Said Didu juga tegaskan kepada pengelola fiskal APBN untuk berlaku adil terkait persoalan pajak.
Menurut Said Didu, pengelola APBN tak berlaku adil pasalnya, pajak PPN dan PPh di naikan, namun untuk subsidi barang mewah (mobil dengan volume mesin 2.500 cc) di gratiskan.
“Ditambah kemarin kan PPN juga mau dinaikkan, tapi di balik lain PPh, PPN, barang mewah mobil hilang, di nolkan, jadi saya betul-betul izinkan saya kepada pengelola fiskal APBN berlaku adil-lah dalam mengelola ini” tegasnya.
Serupa Tapi Tak Sama
Kenaikan tarif pajak yang tinggi ini juga dinilai Sai Didu menyerupai negara-negara maju. Namun, perbedaannya adalah terletak dalam fasilitasnya. Dinama negara maju dengan tarif pajak yang tinggi, mereka tak perlu untuk membayar jalan tol hingga membayar iuran kesehatan.
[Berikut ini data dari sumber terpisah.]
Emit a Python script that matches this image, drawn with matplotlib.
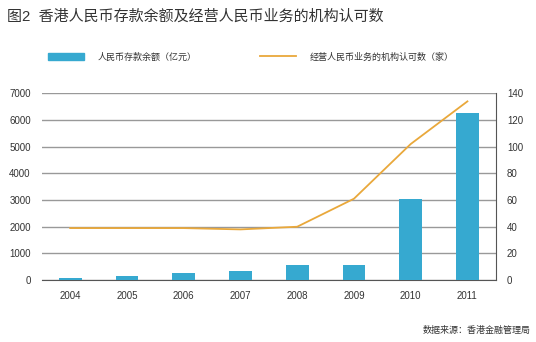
import numpy as np
import matplotlib.pyplot as plt
from matplotlib.patches import Patch
from matplotlib.lines import Line2D

plt.rcParams["font.family"] = ["Liberation Sans", "Noto Sans CJK SC"]

years = ["2004", "2005", "2006", "2007", "2008", "2009", "2010", "2011"]
deposits = [90, 160, 250, 330, 560, 560, 3030, 6270]
institutions = [39, 39, 39, 38, 40, 61, 102, 134]

bar_color = "#36A9D0"
line_color = "#E9A83B"
text_color = "#333333"

fig = plt.figure(figsize=(5.36, 3.42), dpi=100)
ax = fig.add_axes([0.078, 0.181, 0.847, 0.546])
x = np.arange(len(years))

ax.bar(x, deposits, width=0.4, color=bar_color, zorder=3)
ax.set_xlim(-0.5, len(years) - 0.5)
ax.set_ylim(0, 7000)
ax.set_yticks(np.arange(0, 7001, 1000))
ax.set_xticks(x, years)
ax.yaxis.grid(True, color="#999999", linewidth=1)
ax.set_axisbelow(True)
for side in ["left", "top", "right"]:
    ax.spines[side].set_visible(False)
ax.spines["bottom"].set_color("#555555")
ax.tick_params(axis="both", length=0, labelsize=7, colors=text_color)
ax.tick_params(axis="y", pad=8)
ax.tick_params(axis="x", pad=8)

ax2 = ax.twinx()
ax2.plot(x, institutions, color=line_color, linewidth=1.3, zorder=4)
ax2.set_ylim(0, 140)
ax2.set_yticks(np.arange(0, 141, 20))
for side in ["left", "top", "bottom"]:
    ax2.spines[side].set_visible(False)
ax2.spines["right"].set_color("#555555")
ax2.tick_params(axis="y", length=0, labelsize=7, colors=text_color, pad=8)

fig.text(0.013, 0.95, "图2  香港人民币存款余额及经营人民币业务的机构认可数",
         fontsize=10.8, color=text_color, va="center")

handles = [Patch(color=bar_color), Line2D([], [], color=line_color, linewidth=1.3)]
labels = ["人民币存款余额（亿元）", "经营人民币业务的机构认可数（家）"]
fig.legend(handles, labels, loc="center left", bbox_to_anchor=(0.089, 0.833),
           ncol=2, frameon=False, fontsize=6.5, handlelength=4.0, handleheight=0.8,
           handletextpad=1.5, columnspacing=7.0, labelcolor=text_color,
           borderpad=0, borderaxespad=0)

fig.text(0.99, 0.035, "数据来源：香港金融管理局", fontsize=6.5, color=text_color,
         ha="right", va="center")

fig.savefig("out.png", dpi=100)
“Masyarakat di negara maju dipotong pajaknya tetapi dia dapat jalan yang gratis, dapat pelayanan kesehatan yang gratis, tidak ada iuran. Terus dapat pelayanan lain-lain,”sebut Said Didu.
“Disini sudah dibayar pajak tinggi, yang dibangun jalan tol berbayar yang makin mahal, kesehatan harus bayar iuran dan wajib kalau terlambat membayar tidak dilayani,” sambungnya.
Bukan Jalan Keluar yang Efektif
Menurut Said Didu, kebijakan pemerintah menaikan tarif pajak adalah bukan jalan keluar yang tepat. Ia menilai jika kebijakan ini untuk menghukum orang yang taat pajak dan memanjakan orang-orang-orang yang tak patuh terhadap negara.
“Pemerintah jangan menganggap bahwa ini jalan keluar yang bagus. Ini adalah menghukum orang patuh dan akan memanjakan adalah orang-orang yang tidak patuh ini.” ungkapnya.